* Requirement *
List each line of the data in which the string "code" appears.
══ Given information
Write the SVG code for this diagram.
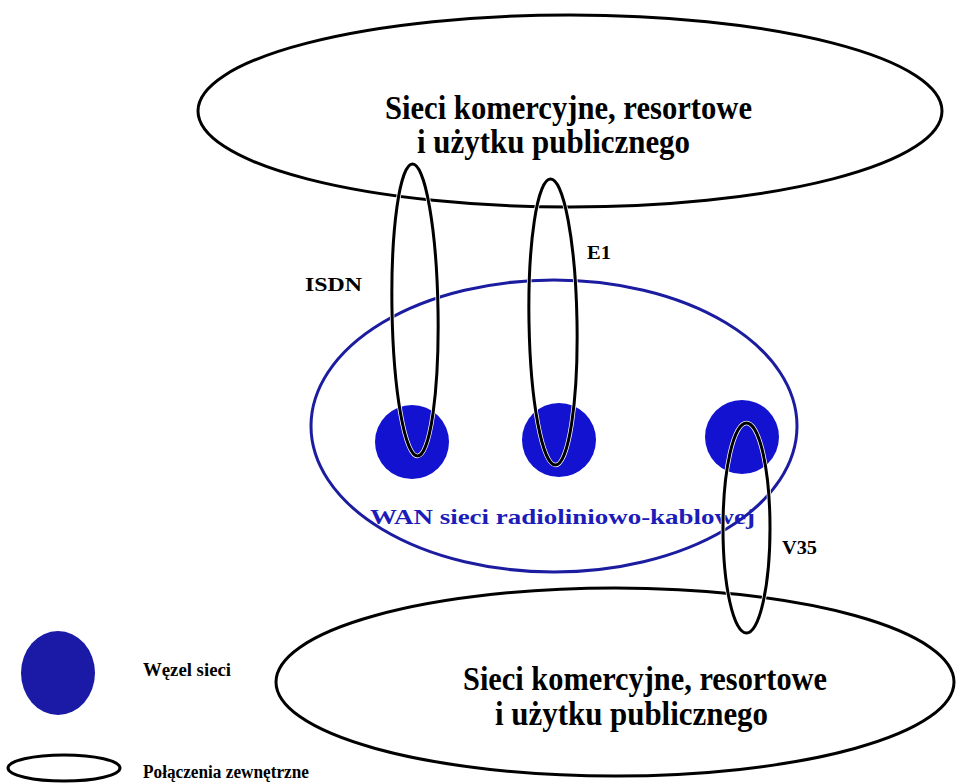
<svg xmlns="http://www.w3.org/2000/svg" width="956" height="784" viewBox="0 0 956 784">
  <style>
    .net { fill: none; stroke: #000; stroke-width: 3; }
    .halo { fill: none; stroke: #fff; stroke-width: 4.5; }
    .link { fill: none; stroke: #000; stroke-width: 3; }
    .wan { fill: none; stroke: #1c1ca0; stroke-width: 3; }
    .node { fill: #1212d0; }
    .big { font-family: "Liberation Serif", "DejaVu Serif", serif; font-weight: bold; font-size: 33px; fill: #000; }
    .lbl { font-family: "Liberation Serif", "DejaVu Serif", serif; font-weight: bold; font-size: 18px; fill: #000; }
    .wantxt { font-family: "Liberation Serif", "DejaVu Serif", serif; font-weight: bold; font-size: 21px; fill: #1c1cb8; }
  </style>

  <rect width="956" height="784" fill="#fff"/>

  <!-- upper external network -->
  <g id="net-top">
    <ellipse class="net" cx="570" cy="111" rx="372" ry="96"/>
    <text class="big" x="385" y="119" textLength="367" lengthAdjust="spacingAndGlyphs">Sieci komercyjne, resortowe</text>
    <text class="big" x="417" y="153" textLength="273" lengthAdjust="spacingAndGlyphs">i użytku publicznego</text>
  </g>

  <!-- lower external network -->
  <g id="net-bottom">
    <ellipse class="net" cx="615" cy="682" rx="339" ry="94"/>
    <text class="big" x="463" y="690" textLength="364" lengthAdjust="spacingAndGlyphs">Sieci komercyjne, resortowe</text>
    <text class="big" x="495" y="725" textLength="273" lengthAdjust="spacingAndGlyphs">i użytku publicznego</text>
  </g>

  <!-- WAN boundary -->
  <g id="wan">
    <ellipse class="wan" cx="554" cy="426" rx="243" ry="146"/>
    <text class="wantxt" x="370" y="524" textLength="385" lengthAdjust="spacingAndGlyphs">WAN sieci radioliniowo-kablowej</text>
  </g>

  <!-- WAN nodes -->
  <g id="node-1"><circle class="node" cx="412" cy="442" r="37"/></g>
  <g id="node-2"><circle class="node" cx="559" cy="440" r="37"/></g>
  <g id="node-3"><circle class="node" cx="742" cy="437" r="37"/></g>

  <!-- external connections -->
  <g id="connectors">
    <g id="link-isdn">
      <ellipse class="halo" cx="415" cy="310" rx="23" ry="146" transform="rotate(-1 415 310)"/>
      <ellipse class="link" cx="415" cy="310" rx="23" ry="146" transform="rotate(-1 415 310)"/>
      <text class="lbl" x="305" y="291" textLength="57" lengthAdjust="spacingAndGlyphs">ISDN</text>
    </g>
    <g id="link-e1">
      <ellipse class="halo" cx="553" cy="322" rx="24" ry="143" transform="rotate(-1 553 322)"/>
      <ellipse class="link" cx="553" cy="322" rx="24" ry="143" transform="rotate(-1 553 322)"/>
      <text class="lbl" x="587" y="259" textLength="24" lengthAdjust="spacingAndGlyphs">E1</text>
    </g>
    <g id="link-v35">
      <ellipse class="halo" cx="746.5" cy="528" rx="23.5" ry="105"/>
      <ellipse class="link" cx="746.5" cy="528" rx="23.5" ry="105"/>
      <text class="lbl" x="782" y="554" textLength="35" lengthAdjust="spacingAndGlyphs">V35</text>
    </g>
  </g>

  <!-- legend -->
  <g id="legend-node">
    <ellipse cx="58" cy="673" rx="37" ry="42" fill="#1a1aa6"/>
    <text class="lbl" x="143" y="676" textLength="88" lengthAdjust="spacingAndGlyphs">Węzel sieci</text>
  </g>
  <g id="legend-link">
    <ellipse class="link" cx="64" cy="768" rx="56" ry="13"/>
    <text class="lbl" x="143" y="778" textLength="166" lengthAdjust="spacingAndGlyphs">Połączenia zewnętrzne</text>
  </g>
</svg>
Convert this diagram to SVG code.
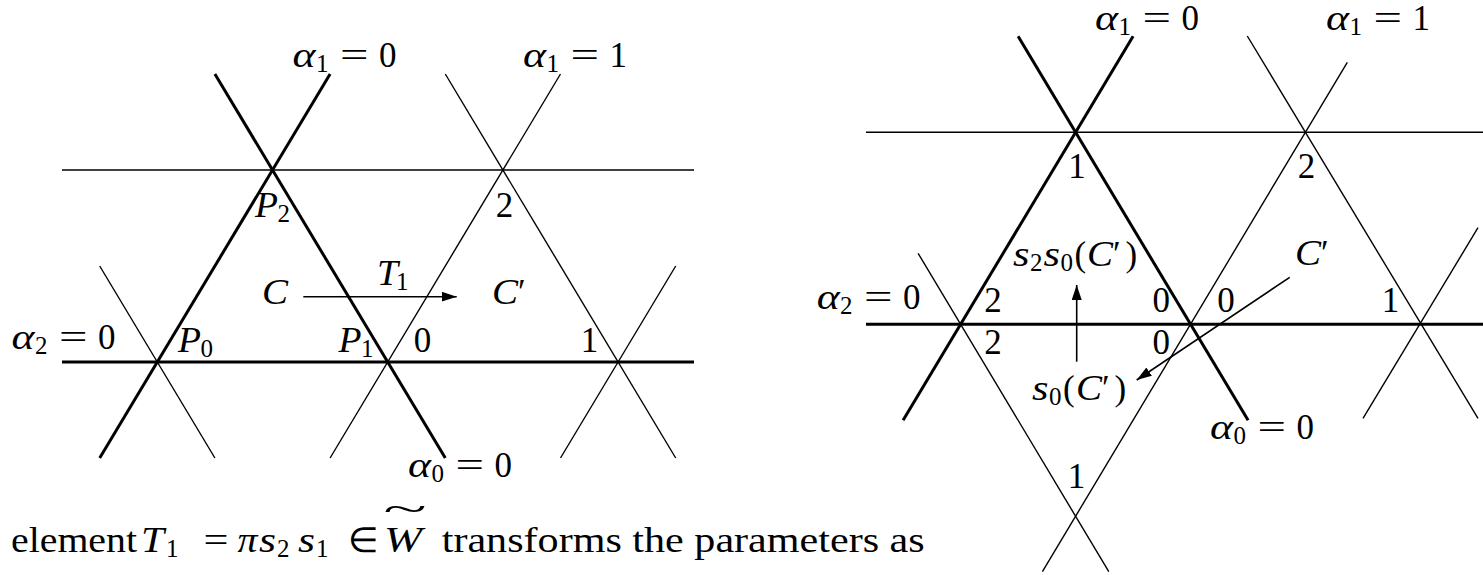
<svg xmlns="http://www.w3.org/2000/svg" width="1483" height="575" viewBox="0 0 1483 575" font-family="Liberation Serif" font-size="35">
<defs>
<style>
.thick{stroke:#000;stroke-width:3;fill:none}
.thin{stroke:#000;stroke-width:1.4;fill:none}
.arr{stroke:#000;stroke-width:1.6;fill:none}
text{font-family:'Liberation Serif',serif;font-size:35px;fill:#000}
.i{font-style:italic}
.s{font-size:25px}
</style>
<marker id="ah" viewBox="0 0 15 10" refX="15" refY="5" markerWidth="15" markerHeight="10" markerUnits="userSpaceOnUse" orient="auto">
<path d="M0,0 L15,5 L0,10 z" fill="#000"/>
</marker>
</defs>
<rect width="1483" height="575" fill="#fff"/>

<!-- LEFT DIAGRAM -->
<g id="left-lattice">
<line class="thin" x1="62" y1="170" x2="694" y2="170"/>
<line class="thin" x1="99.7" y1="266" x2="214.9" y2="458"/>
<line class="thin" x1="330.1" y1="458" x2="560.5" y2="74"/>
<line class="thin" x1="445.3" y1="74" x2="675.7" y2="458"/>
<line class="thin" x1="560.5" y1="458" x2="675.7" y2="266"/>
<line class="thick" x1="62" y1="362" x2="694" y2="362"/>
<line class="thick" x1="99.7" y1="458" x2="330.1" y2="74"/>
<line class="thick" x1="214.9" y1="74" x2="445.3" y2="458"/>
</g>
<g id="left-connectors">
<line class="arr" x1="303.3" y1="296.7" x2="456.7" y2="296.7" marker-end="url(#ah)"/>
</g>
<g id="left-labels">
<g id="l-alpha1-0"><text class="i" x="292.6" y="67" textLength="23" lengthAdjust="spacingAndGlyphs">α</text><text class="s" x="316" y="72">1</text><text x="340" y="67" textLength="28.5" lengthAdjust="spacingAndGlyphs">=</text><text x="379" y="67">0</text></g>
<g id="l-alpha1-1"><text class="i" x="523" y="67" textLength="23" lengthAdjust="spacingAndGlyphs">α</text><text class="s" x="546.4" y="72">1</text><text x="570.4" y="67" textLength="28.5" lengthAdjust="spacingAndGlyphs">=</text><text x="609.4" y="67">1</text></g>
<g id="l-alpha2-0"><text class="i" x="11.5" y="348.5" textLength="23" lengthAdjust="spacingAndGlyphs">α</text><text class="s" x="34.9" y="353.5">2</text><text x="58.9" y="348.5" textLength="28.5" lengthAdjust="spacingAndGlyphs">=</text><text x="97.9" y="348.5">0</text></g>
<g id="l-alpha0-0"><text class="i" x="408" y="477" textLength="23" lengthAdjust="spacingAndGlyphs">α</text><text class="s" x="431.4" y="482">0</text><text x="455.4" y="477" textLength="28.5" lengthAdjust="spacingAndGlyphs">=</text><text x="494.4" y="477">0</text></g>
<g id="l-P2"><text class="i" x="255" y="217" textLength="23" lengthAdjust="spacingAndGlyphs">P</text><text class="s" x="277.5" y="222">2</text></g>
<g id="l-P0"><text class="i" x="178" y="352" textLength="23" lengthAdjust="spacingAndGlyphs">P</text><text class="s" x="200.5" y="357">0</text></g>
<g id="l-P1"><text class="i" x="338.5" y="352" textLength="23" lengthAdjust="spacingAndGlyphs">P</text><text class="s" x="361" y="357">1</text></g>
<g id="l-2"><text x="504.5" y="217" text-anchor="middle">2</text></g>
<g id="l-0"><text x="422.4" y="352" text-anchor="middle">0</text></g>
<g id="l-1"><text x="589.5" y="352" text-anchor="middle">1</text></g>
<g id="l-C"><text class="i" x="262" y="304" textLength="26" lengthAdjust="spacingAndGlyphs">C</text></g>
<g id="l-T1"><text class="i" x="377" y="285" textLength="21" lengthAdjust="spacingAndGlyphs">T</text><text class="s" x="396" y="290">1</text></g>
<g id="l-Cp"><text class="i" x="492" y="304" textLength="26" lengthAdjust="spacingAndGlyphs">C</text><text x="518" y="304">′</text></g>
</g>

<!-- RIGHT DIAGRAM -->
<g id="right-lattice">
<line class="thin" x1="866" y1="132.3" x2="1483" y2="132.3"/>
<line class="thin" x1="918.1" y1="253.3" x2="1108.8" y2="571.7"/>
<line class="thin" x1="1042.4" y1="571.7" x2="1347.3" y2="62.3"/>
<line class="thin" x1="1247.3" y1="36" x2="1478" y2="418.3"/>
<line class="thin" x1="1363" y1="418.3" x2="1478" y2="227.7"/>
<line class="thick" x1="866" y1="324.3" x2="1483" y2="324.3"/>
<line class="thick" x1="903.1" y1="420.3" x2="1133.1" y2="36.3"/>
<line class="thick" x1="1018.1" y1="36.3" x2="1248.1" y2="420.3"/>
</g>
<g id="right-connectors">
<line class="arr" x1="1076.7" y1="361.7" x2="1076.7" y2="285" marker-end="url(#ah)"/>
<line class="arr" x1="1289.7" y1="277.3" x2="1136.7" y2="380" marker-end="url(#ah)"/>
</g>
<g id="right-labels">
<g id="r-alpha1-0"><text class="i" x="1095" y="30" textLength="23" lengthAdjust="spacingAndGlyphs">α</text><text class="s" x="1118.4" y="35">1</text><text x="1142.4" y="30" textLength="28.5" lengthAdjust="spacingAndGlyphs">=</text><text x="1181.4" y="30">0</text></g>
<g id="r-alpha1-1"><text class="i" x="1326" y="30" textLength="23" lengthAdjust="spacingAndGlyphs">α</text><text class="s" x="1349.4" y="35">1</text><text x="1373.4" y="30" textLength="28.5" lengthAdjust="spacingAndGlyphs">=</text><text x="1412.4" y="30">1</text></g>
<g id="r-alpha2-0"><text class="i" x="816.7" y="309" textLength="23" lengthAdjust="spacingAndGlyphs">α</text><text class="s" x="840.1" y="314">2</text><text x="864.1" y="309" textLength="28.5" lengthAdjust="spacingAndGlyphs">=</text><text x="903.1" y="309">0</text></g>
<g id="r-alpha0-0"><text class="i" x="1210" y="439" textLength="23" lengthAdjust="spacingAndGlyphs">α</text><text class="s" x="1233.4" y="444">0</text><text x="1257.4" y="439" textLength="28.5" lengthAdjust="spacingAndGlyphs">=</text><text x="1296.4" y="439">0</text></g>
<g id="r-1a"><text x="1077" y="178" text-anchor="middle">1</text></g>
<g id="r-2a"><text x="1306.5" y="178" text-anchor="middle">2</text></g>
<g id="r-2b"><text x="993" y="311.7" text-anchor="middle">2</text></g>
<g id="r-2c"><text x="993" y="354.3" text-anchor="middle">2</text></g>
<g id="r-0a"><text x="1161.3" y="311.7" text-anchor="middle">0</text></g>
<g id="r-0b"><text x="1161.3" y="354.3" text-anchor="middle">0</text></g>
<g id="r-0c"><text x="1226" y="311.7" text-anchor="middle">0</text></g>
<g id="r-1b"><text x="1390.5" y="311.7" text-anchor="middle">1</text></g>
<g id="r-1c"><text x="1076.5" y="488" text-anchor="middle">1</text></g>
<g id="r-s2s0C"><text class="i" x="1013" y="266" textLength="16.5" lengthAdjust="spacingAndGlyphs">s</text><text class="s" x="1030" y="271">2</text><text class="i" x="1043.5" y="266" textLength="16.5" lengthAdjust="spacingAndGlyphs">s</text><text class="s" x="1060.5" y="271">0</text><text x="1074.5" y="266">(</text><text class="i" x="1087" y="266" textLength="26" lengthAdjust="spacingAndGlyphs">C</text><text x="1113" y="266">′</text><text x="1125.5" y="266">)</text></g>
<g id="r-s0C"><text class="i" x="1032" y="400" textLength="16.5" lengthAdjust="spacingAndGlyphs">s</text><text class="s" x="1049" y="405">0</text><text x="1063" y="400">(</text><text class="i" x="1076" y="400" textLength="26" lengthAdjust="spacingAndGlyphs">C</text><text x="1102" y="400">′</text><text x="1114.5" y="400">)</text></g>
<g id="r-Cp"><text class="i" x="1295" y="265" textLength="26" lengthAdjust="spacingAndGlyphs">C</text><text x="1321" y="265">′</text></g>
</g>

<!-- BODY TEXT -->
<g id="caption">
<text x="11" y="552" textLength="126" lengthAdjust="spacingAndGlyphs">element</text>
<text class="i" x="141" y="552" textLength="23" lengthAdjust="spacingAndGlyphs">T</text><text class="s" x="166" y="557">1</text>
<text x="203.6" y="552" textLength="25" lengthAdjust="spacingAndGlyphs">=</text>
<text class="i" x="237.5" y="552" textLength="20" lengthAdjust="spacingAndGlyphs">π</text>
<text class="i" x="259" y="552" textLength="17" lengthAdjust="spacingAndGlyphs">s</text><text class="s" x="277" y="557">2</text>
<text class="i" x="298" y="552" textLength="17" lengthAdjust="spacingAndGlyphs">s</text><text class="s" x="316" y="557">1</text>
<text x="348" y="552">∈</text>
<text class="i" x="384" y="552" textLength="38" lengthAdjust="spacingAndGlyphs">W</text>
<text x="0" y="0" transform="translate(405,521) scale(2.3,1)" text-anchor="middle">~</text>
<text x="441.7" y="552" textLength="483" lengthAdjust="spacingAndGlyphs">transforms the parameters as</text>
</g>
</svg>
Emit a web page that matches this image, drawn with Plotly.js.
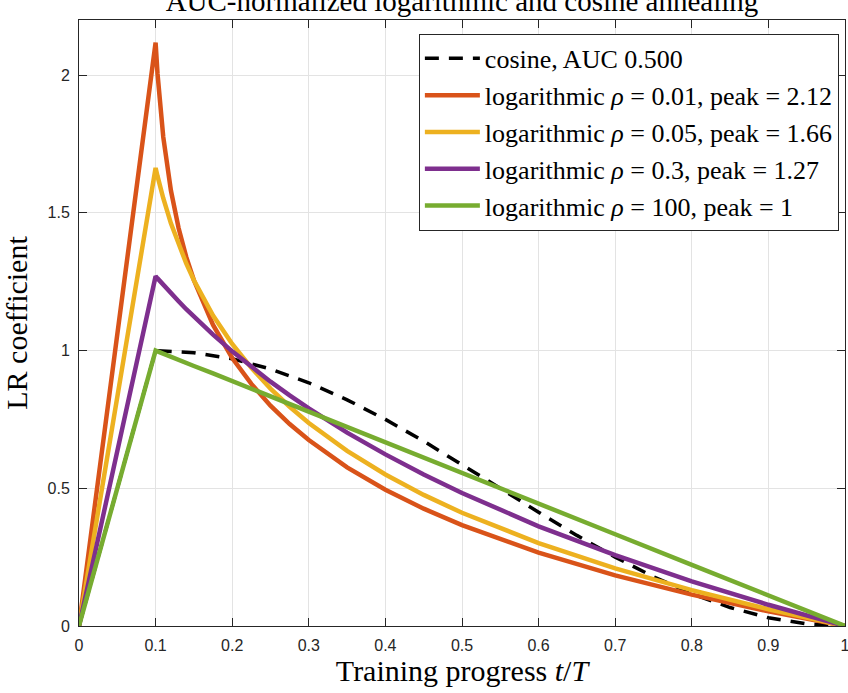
════
* Task solution *
Write the SVG code for this diagram.
Convert this diagram to SVG code.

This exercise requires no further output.